Exercise details:
Write the listing below out again exactly, dropping the images.

Supplied data:
——

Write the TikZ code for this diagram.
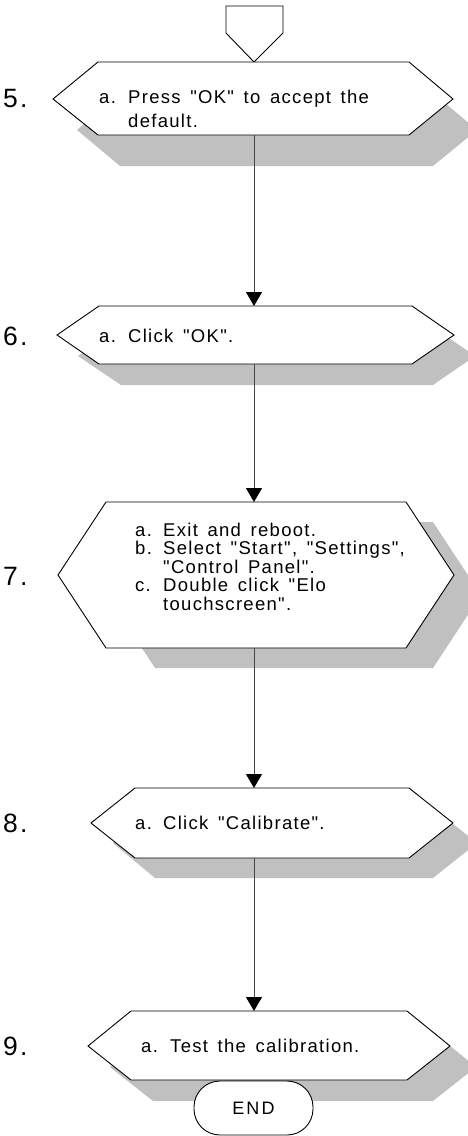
\documentclass[tikz,border=0pt]{standalone}
\usepackage{fontspec}
\setmainfont{Liberation Sans}
\newfontfamily\stepfont[LetterSpace=7,WordSpace=1.5]{Liberation Sans}
\newfontfamily\numfont[LetterSpace=8]{Liberation Sans}
\newfontfamily\endfont[LetterSpace=12]{Liberation Sans}
\usetikzlibrary{arrows.meta}
\definecolor{shadowgray}{RGB}{192,192,192}
\definecolor{flowgray}{RGB}{70,70,70}
\begin{document}
\begin{tikzpicture}[x=1pt,y=-1pt,
  hexline/.style={draw=black,line width=0.9pt,fill=white,line join=miter},
  shade/.style={fill=shadowgray,draw=none},
  flow/.style={draw=flowgray,line width=0.9pt,-{Triangle[width=16pt,length=14pt,color=black]}},
  steptext/.style={anchor=base west,inner sep=0pt,font=\stepfont\fontsize{18.5}{17.4}\selectfont},
  numlabel/.style={anchor=base west,inner sep=0pt,font=\numfont\fontsize{26.5}{26.5}\selectfont},
  endbox/.style={draw=black,line width=0.9pt,fill=white,rounded corners=26pt,minimum width=119pt,minimum height=54pt,inner sep=0pt,font=\endfont\fontsize{18}{18}\selectfont}
]
\useasboundingbox (0,0) rectangle (468,1136);
\clip (0,0) rectangle (468,1136);

% shadows
\fill[shade] (77,130) -- (120,93) -- (433,93) -- (477,130) -- (433,166) -- (120,166) -- cycle;
\fill[shade] (78,356) -- (121,327) -- (433,327) -- (475,356) -- (433,385) -- (121,385) -- cycle;
\fill[shade] (107,595) -- (155,522) -- (433,522) -- (481,595) -- (433,668) -- (155,668) -- cycle;
\fill[shade] (113,843) -- (155,808) -- (433,808) -- (477,843) -- (433,878) -- (155,878) -- cycle;
\fill[shade] (110,1067) -- (153,1032) -- (433,1032) -- (476,1067) -- (433,1101) -- (153,1101) -- cycle;

% off-page connector
\draw[hexline] (226,6) -- (283,6) -- (283,33) -- (254,62) -- (226,33) -- cycle;

% hexagons
\draw[hexline] (53,99) -- (98,62) -- (409,62) -- (453,99) -- (409,135) -- (98,135) -- cycle;
\draw[hexline] (57,335) -- (99,306) -- (412,306) -- (454,335) -- (412,364) -- (99,364) -- cycle;
\draw[hexline] (58,575) -- (106,502) -- (406,502) -- (454,575) -- (406,648) -- (106,648) -- cycle;
\draw[hexline] (91,823) -- (135,788) -- (409,788) -- (453,823) -- (409,858) -- (135,858) -- cycle;
\draw[hexline] (88,1046) -- (131,1011) -- (407,1011) -- (450,1046) -- (407,1080) -- (131,1080) -- cycle;

% connection points
\coordinate (h5s) at (254,135);
\coordinate (h6n) at (254,306);
\coordinate (h6s) at (254,364);
\coordinate (h7n) at (254,502);
\coordinate (h7s) at (254,648);
\coordinate (h8n) at (254,788);
\coordinate (h8s) at (254,858);
\coordinate (h9n) at (254,1011);

\draw[flow] (h5s) -- (h6n);
\draw[flow] (h6s) -- (h7n);
\draw[flow] (h7s) -- (h8n);
\draw[flow] (h8s) -- (h9n);

% step numbers
\node[numlabel] (n5) at (3,107) {5.};
\node[numlabel] (n6) at (3,345) {6.};
\node[numlabel] (n7) at (3,585) {7.};
\node[numlabel] (n8) at (3,832) {8.};
\node[numlabel] (n9) at (3,1055) {9.};

% step texts
\node[steptext,font=\stepfont\fontsize{18.5}{24}\selectfont] (t5) at (99,103)
  {\begin{tabular}[t]{@{}p{29pt}@{}l@{}}a. & Press "OK" to accept the\\ & default.\end{tabular}};
\node[steptext] (t6) at (99,342)
  {\begin{tabular}[t]{@{}p{29pt}@{}l@{}}a. & Click "OK".\end{tabular}};
\node[steptext] (t7) at (135,536)
  {\begin{tabular}[t]{@{}p{28pt}@{}l@{}}a. & Exit and reboot.\\ b. & Select "Start", "Settings",\\ & "Control Panel".\\ c. & Double click "Elo\\ & touchscreen".\end{tabular}};
\node[steptext] (t8) at (135,829)
  {\begin{tabular}[t]{@{}p{28pt}@{}l@{}}a. & Click "Calibrate".\end{tabular}};
\node[steptext] (t9) at (141,1052)
  {\begin{tabular}[t]{@{}p{29pt}@{}l@{}}a. & Test the calibration.\end{tabular}};

% terminator
\node[endbox] (end) at (253.5,1108) {END};
\end{tikzpicture}
\end{document}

——

Solution:
Write the TikZ code for this diagram.
\documentclass[tikz,border=0pt]{standalone}
\usepackage{fontspec}
\setmainfont{Liberation Sans}
\newfontfamily\stepfont[LetterSpace=7,WordSpace=1.5]{Liberation Sans}
\newfontfamily\numfont[LetterSpace=8]{Liberation Sans}
\newfontfamily\endfont[LetterSpace=12]{Liberation Sans}
\usetikzlibrary{arrows.meta}
\definecolor{shadowgray}{RGB}{192,192,192}
\definecolor{flowgray}{RGB}{70,70,70}
\begin{document}
\begin{tikzpicture}[x=1pt,y=-1pt,
  hexline/.style={draw=black,line width=0.9pt,fill=white,line join=miter},
  shade/.style={fill=shadowgray,draw=none},
  flow/.style={draw=flowgray,line width=0.9pt,-{Triangle[width=16pt,length=14pt,color=black]}},
  steptext/.style={anchor=base west,inner sep=0pt,font=\stepfont\fontsize{18.5}{17.4}\selectfont},
  numlabel/.style={anchor=base west,inner sep=0pt,font=\numfont\fontsize{26.5}{26.5}\selectfont},
  endbox/.style={draw=black,line width=0.9pt,fill=white,rounded corners=26pt,minimum width=119pt,minimum height=54pt,inner sep=0pt,font=\endfont\fontsize{18}{18}\selectfont}
]
\useasboundingbox (0,0) rectangle (468,1136);
\clip (0,0) rectangle (468,1136);

% shadows
\fill[shade] (77,130) -- (120,93) -- (433,93) -- (477,130) -- (433,166) -- (120,166) -- cycle;
\fill[shade] (78,356) -- (121,327) -- (433,327) -- (475,356) -- (433,385) -- (121,385) -- cycle;
\fill[shade] (107,595) -- (155,522) -- (433,522) -- (481,595) -- (433,668) -- (155,668) -- cycle;
\fill[shade] (113,843) -- (155,808) -- (433,808) -- (477,843) -- (433,878) -- (155,878) -- cycle;
\fill[shade] (110,1067) -- (153,1032) -- (433,1032) -- (476,1067) -- (433,1101) -- (153,1101) -- cycle;

% off-page connector
\draw[hexline] (226,6) -- (283,6) -- (283,33) -- (254,62) -- (226,33) -- cycle;

% hexagons
\draw[hexline] (53,99) -- (98,62) -- (409,62) -- (453,99) -- (409,135) -- (98,135) -- cycle;
\draw[hexline] (57,335) -- (99,306) -- (412,306) -- (454,335) -- (412,364) -- (99,364) -- cycle;
\draw[hexline] (58,575) -- (106,502) -- (406,502) -- (454,575) -- (406,648) -- (106,648) -- cycle;
\draw[hexline] (91,823) -- (135,788) -- (409,788) -- (453,823) -- (409,858) -- (135,858) -- cycle;
\draw[hexline] (88,1046) -- (131,1011) -- (407,1011) -- (450,1046) -- (407,1080) -- (131,1080) -- cycle;

% connection points
\coordinate (h5s) at (254,135);
\coordinate (h6n) at (254,306);
\coordinate (h6s) at (254,364);
\coordinate (h7n) at (254,502);
\coordinate (h7s) at (254,648);
\coordinate (h8n) at (254,788);
\coordinate (h8s) at (254,858);
\coordinate (h9n) at (254,1011);

\draw[flow] (h5s) -- (h6n);
\draw[flow] (h6s) -- (h7n);
\draw[flow] (h7s) -- (h8n);
\draw[flow] (h8s) -- (h9n);

% step numbers
\node[numlabel] (n5) at (3,107) {5.};
\node[numlabel] (n6) at (3,345) {6.};
\node[numlabel] (n7) at (3,585) {7.};
\node[numlabel] (n8) at (3,832) {8.};
\node[numlabel] (n9) at (3,1055) {9.};

% step texts
\node[steptext,font=\stepfont\fontsize{18.5}{24}\selectfont] (t5) at (99,103)
  {\begin{tabular}[t]{@{}p{29pt}@{}l@{}}a. & Press "OK" to accept the\\ & default.\end{tabular}};
\node[steptext] (t6) at (99,342)
  {\begin{tabular}[t]{@{}p{29pt}@{}l@{}}a. & Click "OK".\end{tabular}};
\node[steptext] (t7) at (135,536)
  {\begin{tabular}[t]{@{}p{28pt}@{}l@{}}a. & Exit and reboot.\\ b. & Select "Start", "Settings",\\ & "Control Panel".\\ c. & Double click "Elo\\ & touchscreen".\end{tabular}};
\node[steptext] (t8) at (135,829)
  {\begin{tabular}[t]{@{}p{28pt}@{}l@{}}a. & Click "Calibrate".\end{tabular}};
\node[steptext] (t9) at (141,1052)
  {\begin{tabular}[t]{@{}p{29pt}@{}l@{}}a. & Test the calibration.\end{tabular}};

% terminator
\node[endbox] (end) at (253.5,1108) {END};
\end{tikzpicture}
\end{document}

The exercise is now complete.